Trailblazers, 1863

The first guided tour of the Alps and the road to modern tourism

Trailblazers, 1863
info_icon

Tourism arguably began with the Victorian middle class fascination with ‘leisure excursions’. Beginning with the great sights of Europe, they eventually covered a large chunk of the world.

By the middle of the nineteenth century the Alps were well known, but still a matter of great curiosity. So on June 26, 1863, Thomas Cook & Sons took its first party of sixty-four on a tour of the Alps with Cook acting as the guide.

Starting in Geneva and going onto Chamonix, Leukerbad and Interlaken, the group took in most of the main sights in a three-week blitz. Seven members of the Junior Alpine Club were in the party, one of whom was the excitable Miss Jemima. On her return, she wrote a spirited account of the visit, waxing eloquent about the Swiss countryside and recommending that ladies go mountaineering in crinolines!

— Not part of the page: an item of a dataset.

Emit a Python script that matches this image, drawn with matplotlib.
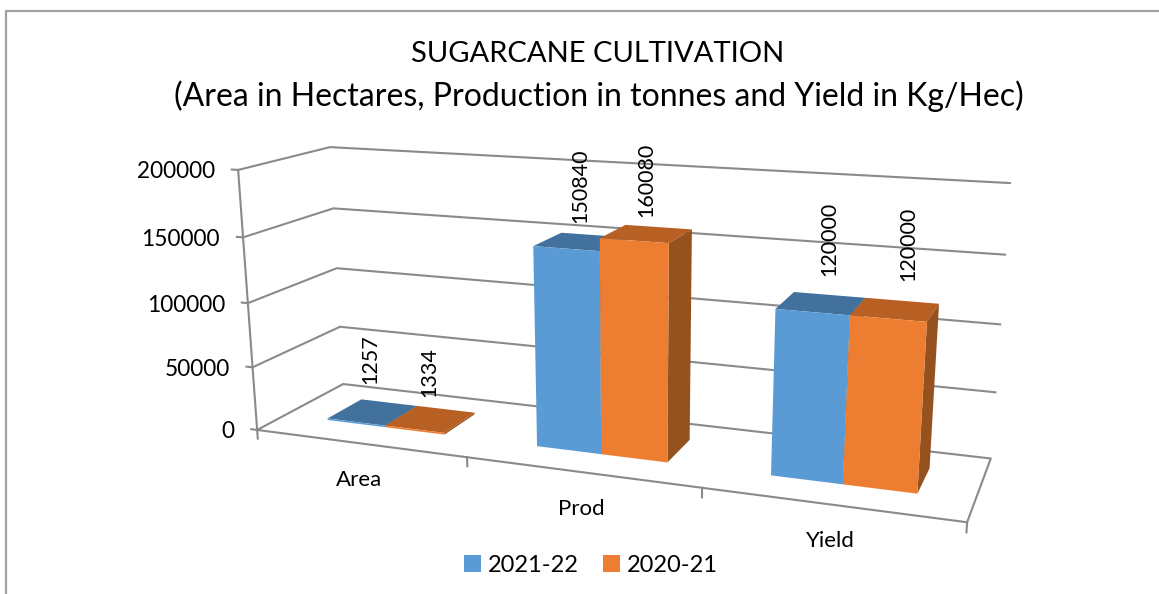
import numpy as np
import matplotlib
matplotlib.use("Agg")
import matplotlib.pyplot as plt
from matplotlib.lines import Line2D
from matplotlib.patches import Patch
from mpl_toolkits.mplot3d import proj3d

# ---- data ----
categories = ["Area", "Prod", "Yield"]
series_names = ["2021-22", "2020-21"]
values_2021_22 = [1257, 150840, 120000]
values_2020_21 = [1334, 160080, 120000]
y_ticks = [0, 50000, 100000, 150000, 200000]

# ---- style ----
W, H = 1159, 594
plt.rcParams["font.family"] = ["Lato", "DejaVu Sans"]
GRID = "#8a8a8a"
FACE = ["#5B9BD5", "#ED7D31"]
TOP = ["#41719C", "#B85F23"]
SIDE = ["#3A6A94", "#96521E"]
CLEAR = (0, 0, 0, 0)
Y_FRONT, Y_BACK = 0.31, 0.72
GAP, BAR_W = 0.214, 0.2857
LABEL_DX = [[-3, 0, 8], [-1, 0, 13]]
LABEL_DY = [[28, 19, 27], [22, 17, 28]]

fig = plt.figure(figsize=(W / 100, H / 100), dpi=100, facecolor="white")
ax = fig.add_axes([0, (H - W) / 2 / H, 1, W / H], projection="3d")
ax.set_axis_off()
ax.patch.set_visible(False)
ax.set_proj_type("ortho")
ZMAX = y_ticks[-1]

# ---- camera: calibrated on the chart box corners (x, y, z/zmax) -> pixels ----
calib = [
    (0, 0, 1, 238, 170), (0, 0, .75, 243, 237), (0, 0, .5, 248, 303), (0, 0, .25, 253, 367), (0, 0, 0, 257, 429),
    (0, 1, 1, 330, 147), (0, 1, .75, 333, 209), (0, 1, .5, 337, 268), (0, 1, .25, 340, 327), (0, 1, 0, 343, 384),
    (3, 1, 1, 1010, 183), (3, 1, .75, 1005, 255), (3, 1, .5, 1000, 324), (3, 1, 0, 991, 458),
    (3, 0, 0, 967, 521), (1, 0, 0, 467, 458), (2, 0, 0, 702, 490),
]
A, rhs = [], []
for x, y, z, u, v in calib:
    A.append([x, y, z, 1, 0, 0, 0, 0, -u * x, -u * y, -u * z]); rhs.append(u)
    A.append([0, 0, 0, 0, x, y, z, 1, -v * x, -v * y, -v * z]); rhs.append(v)
p = np.linalg.lstsq(np.array(A, float), np.array(rhs, float), rcond=None)[0]
P = np.array([[p[0], p[1], p[2] / ZMAX, p[3]],
              [p[4], p[5], p[6] / ZMAX, p[7]],
              [0, 1, 0, 0],
              [p[8], p[9], p[10] / ZMAX, 1.0]])
vl = ax.viewLim.frozen()
# pixel -> 2D view coordinates of the (square) axes
N = np.array([[(vl.x1 - vl.x0) / W, 0, 0, vl.x0],
              [0, -(vl.y1 - vl.y0) / W, 0, vl.y0 + (vl.y1 - vl.y0) * (H + (W - H) / 2) / W],
              [0, 0, 1, 0],
              [0, 0, 0, 1]])
M = N @ P
ax.get_proj = lambda: M
ax.computed_zorder = False


def at(x, y, z):
    u, v, _ = proj3d.proj_transform(x, y, z, M)
    return float(u), float(v)


def line(xs, ys, zs, lw=1.5, z=1):
    ax.plot(xs, ys, zs, color=GRID, lw=lw, zorder=z, solid_capstyle="projecting")


n = len(categories)
for t in y_ticks:
    if t > 0:
        line([n, 0, 0], [1, 1, 0], [t, t, t])
    line([-0.03, 0], [0, 0], [t, t])
    ax.annotate(f"{t}", xy=at(0, 0, t), xytext=(-23, -2), textcoords="offset pixels",
                ha="right", va="center", fontsize=16.3, color="#000000")
line([0, 0], [0, 0], [0, ZMAX])
line([0, n, n, 0, 0], [0, 0, 1, 1, 0], [0, 0, 0, 0, 0])
for i in range(n + 1):
    line([i, i], [0, 0], [0, -ZMAX * 0.035])
for i, c in enumerate(categories):
    ax.annotate(c, xy=at(i + 0.5, 0, 0), xytext=(0, -37), textcoords="offset pixels",
                ha="center", va="center", fontsize=16, color="#000000")

# ---- bars: -z, +z, -y, +y, -x, +x ----
z = 5
for s, vals in enumerate([values_2021_22, values_2020_21]):
    for i, val in enumerate(vals):
        x0 = i + GAP + s * BAR_W
        ax.bar3d(x0, Y_FRONT, 0, BAR_W, Y_BACK - Y_FRONT, val, shade=False,
                 color=[CLEAR, TOP[s], FACE[s], CLEAR, CLEAR, SIDE[s]],
                 edgecolor="none", linewidth=0, zorder=z + i * 2 + s)
        ax.annotate(f"{val}", xy=at(x0 + BAR_W / 2, (Y_FRONT + Y_BACK) / 2, val),
                    xytext=(LABEL_DX[s][i], LABEL_DY[s][i]), textcoords="offset pixels",
                    rotation=90, ha="center", va="bottom", fontsize=15.5, color="#000000", zorder=30)

# ---- chart frame, title, legend ----
fig.add_artist(Line2D([5.5 / W, 5.5 / W, 1], [0, 1 - 11 / H, 1 - 11 / H], color="#a0a0a0", lw=1.6))
fig.text(598 / W, 1 - 54 / H, "SUGARCANE CULTIVATION", ha="center", va="center", fontsize=21, color="#000000")
fig.text(599 / W, 1 - 96 / H, "(Area in Hectares, Production in tonnes and Yield in Kg/Hec)",
         ha="center", va="center", fontsize=23, color="#000000")
handles = [Patch(facecolor=FACE[0]), Patch(facecolor=FACE[1])]
fig.legend(handles, series_names, ncol=2, loc="center", bbox_to_anchor=(591 / W, 1 - 565 / H), frameon=False,
           fontsize=17, handlelength=0.72, handleheight=0.72, handletextpad=0.3, columnspacing=1.0,
           labelcolor="#000000", borderpad=0)
fig.savefig("out.png", dpi=100)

Written for the club, Miss Jemima’s Swiss Journal didn’t reach the general public until a copy was found in a tin box in a bombed-out warehouse at the end of World War II and published in 1963, exactly a century after her visit, complete with photographs and maps of the era, including this picture, which speaks eloquently of the determination of the tourists.

Crossing Chamonix’s crevasse-ridden, 7,800ft Mer de Glace glacier in stiff corsets and flowery hats was certainly no joke. Modern tourism owes everything to them.